The group met about 60 times over the course of its 45-year history and ended in 1964, with Clive Bell’s death. Many of the 125 memoirs read over that period are now lost, but about 80 are still intact, about 20 of them unpublished. Perhaps the most notorious memoir read out was the one by Virginia Woolf, when she told the group of her half-brother George Duckworth’s sexual attentions to her just after her mother had died and she was still a young girl. She ended her account by describing George flinging himself on her bed, who then “took me in his arms”. She described George as not only “father and mother, brother and sister to those poor Stephen girls; he was their lover also.”

The shock that greeted Woolf’s revelation of abuse by both Duckworth brothers much later when her diaries were published is partly a misinterpretation, Rosenbaum insists. Her reading was “a wonderfully comic performance” (in contrast to her revelations about Gerald’s molestation of her as a child). Her memoir was written with her audience in mind and she wanted to entertain them, whilst also revealing something important about herself. It is a controversial point, but Rosenbaum understands the Bloomsbury set and how they operated – Clive Bell’s revelations about Mrs Ravenhill were not news to his wife, Vanessa, but they were to other members of the group. Listeners, as well as speakers, had to have thick skins.

It was perhaps this need for a thicker skin that prevented Forster from making his own rather remarkable and personal revelation until much later on.
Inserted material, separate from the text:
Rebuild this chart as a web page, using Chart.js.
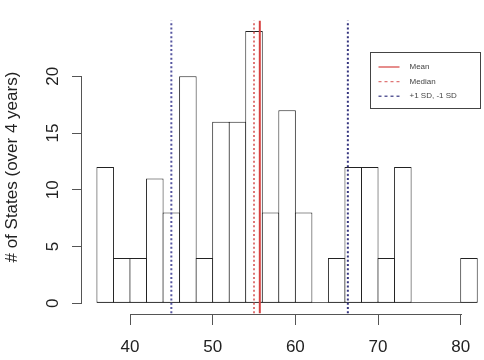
<!DOCTYPE html>
<html>
<head>
<meta charset="utf-8">
<script src="https://cdn.jsdelivr.net/npm/chart.js@4.4.0/dist/chart.umd.min.js"></script>
<style>
  html, body { margin: 0; padding: 0; background: #fff; }
</style>
</head>
<body>
<canvas id="hist" width="484" height="360"></canvas>
<script>
// histogram bins (left edges, width 2) and counts
const binStarts = [36, 38, 40, 42, 44, 46, 48, 50, 52, 54, 56, 58, 60, 62, 64, 66, 68, 70, 72, 74, 76, 78, 80];
const counts = [12, 4, 4, 11, 8, 20, 4, 16, 16, 24, 8, 17, 8, 0, 4, 12, 12, 4, 12, 0, 0, 0, 4];
const binWidth = 2;

const xTicks = [40, 50, 60, 70, 80];
const yTicks = [0, 5, 10, 15, 20];

const meanValue = 55.7;
const medianValue = 55.0;
const sdValues = [45.0, 66.35];

const legendLabels = ['Mean', 'Median', '+1 SD, -1 SD'];

const FONT = "'Liberation Sans', Arial, sans-serif";
const lineSpan = [-0.88, 24.9]; // vertical reference lines run over the plot region

const vline = v => lineSpan.map(y => ({ x: v, y: y }));

const extras = {
	id: 'extras',
	beforeDatasetsDraw(chart) {
		const { ctx, scales: { x, y } } = chart;
		ctx.save();
		ctx.strokeStyle = '#666';
		ctx.lineWidth = 1;
		const y0 = Math.round(y.getPixelForValue(0)) - 0.5;
		ctx.beginPath();
		ctx.moveTo(x.getPixelForValue(binStarts[0]), y0);
		ctx.lineTo(x.getPixelForValue(binStarts[binStarts.length - 1] + binWidth), y0);
		ctx.stroke();
		ctx.restore();
	},
	afterDraw(chart) {
		const { ctx, chartArea, scales: { x, y } } = chart;
		ctx.save();
		// R style axes: line only between first and last tick
		ctx.strokeStyle = '#555';
		ctx.lineWidth = 1;
		const yb = chartArea.bottom - 0.5;
		ctx.beginPath();
		ctx.moveTo(Math.round(x.getPixelForValue(xTicks[0])), yb);
		ctx.lineTo(Math.round(x.getPixelForValue(xTicks[xTicks.length - 1])) + 1, yb);
		ctx.stroke();
		const xl = chartArea.left - 0.5;
		ctx.beginPath();
		ctx.moveTo(xl, Math.round(y.getPixelForValue(yTicks[0])));
		ctx.lineTo(xl, Math.round(y.getPixelForValue(yTicks[yTicks.length - 1])));
		ctx.stroke();

		// legend box
		const bx = 370.5, by = 52.5, bw = 110, bh = 56;
		ctx.fillStyle = '#fff';
		ctx.fillRect(bx, by, bw, bh);
		ctx.strokeStyle = '#444';
		ctx.strokeRect(bx, by, bw, bh);
		const ds = chart.data.datasets;
		const samples = [ds[0], ds[1], ds[2]];
		ctx.font = '8px ' + FONT;
		ctx.textBaseline = 'middle';
		samples.forEach((d, i) => {
			const ly = by + 14.5 + i * 14.6;
			ctx.strokeStyle = d.borderColor;
			ctx.lineWidth = 1.2;
			ctx.setLineDash(d.borderDash ? [3, 3] : []);
			ctx.beginPath();
			ctx.moveTo(bx + 8, ly);
			ctx.lineTo(bx + 29, ly);
			ctx.stroke();
			ctx.setLineDash([]);
			ctx.fillStyle = '#444';
			ctx.fillText(legendLabels[i], bx + 39, ly);
		});
		ctx.restore();
	}
};

new Chart(document.getElementById('hist'), {
	type: 'bar',
	data: {
		datasets: [
			{
				label: 'Mean', type: 'line', data: vline(meanValue),
				borderColor: '#d6403f', borderWidth: 2, pointRadius: 0, order: 0,
			},
			{
				label: 'Median', type: 'line', data: vline(medianValue),
				borderColor: '#e07676', borderWidth: 2, borderDash: [2, 2.3], pointRadius: 0, order: 0,
			},
			{
				label: '+1 SD', type: 'line', data: vline(sdValues[1]),
				borderColor: '#35357f', borderWidth: 2, borderDash: [2, 2.3], pointRadius: 0, order: 0,
			},
			{
				label: '-1 SD', type: 'line', data: vline(sdValues[0]),
				borderColor: '#5656a0', borderWidth: 2, borderDash: [2, 2.3], pointRadius: 0, order: 0,
			},
			{
				label: 'States',
				data: binStarts.map((s, i) => ({ x: s + binWidth / 2, y: counts[i] })),
				backgroundColor: '#fff',
				borderColor: '#222',
				borderWidth: 1,
				borderSkipped: false,
				barPercentage: 1.06,
				categoryPercentage: 1,
				order: 1,
			},
		],
	},
	options: {
		responsive: false,
		animation: false,
		layout: { padding: { top: 18, right: 4, left: 0, bottom: 0 } },
		plugins: {
			legend: { display: false },
			tooltip: { enabled: false },
		},
		scales: {
			x: {
				type: 'linear',
				min: 34.194,
				max: 82.334,
				offset: false,
				grid: { offset: false, drawOnChartArea: false, tickLength: 10, color: '#555' },
				border: { display: false },
				ticks: { font: { size: 17, family: FONT }, color: '#222', padding: 12, maxRotation: 0, autoSkip: false },
				afterBuildTicks: s => { s.ticks = xTicks.map(v => ({ value: v })); },
				afterFit: s => { s.height = 45; },
			},
			y: {
				type: 'linear',
				min: -1.026,
				max: 25.03,
				grid: { drawOnChartArea: false, tickLength: 10, color: '#555' },
				border: { display: false },
				ticks: { font: { size: 17, family: FONT }, color: '#222', padding: 9, minRotation: 90, maxRotation: 90, crossAlign: 'center' },
				afterBuildTicks: s => { s.ticks = yTicks.map(v => ({ value: v })); },
				afterFit: s => { s.width = 82; },
				title: {
					display: true,
					text: '# of States (over 4 years)',
					font: { size: 17, family: FONT },
					color: '#222',
					padding: { top: 2, bottom: 0 },
				},
			},
		},
	},
	plugins: [extras],
});
</script>
</body>
</html>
His memoir of his time in India included details of his affair with an Indian barber, which was aided and abetted by the Maharajah by whom he was employed, and he was extremely sexually explicit about it, too. The end result is, Rosenbaum says, “a carefully crafted piece of writing”, with dialogue and scenes that Forster never witnessed personally, a piece of writing mindful of its audience.

Ultimately, what the club embodies for us now is the notion of influence – how artists and writers in close proximity to one another might shape each other’s work and ideas, something Woolf herself recognised. It wasn’t just the level of competition between them all that proved so motivating – there was a further, more direct level of significance for Woolf, who, greatly affected by the workings of the club, decided that she would “sketch” a “grand historical picture, the outlines of all my friends”. This would be “a way of writing the memoirs of one’s own times during people’s lifetimes.” That “grand historical picture” turned out to be the novel Orlando. It should be, she said, “truthful but fantastic”. As a comment on the club itself this is, perhaps, the best.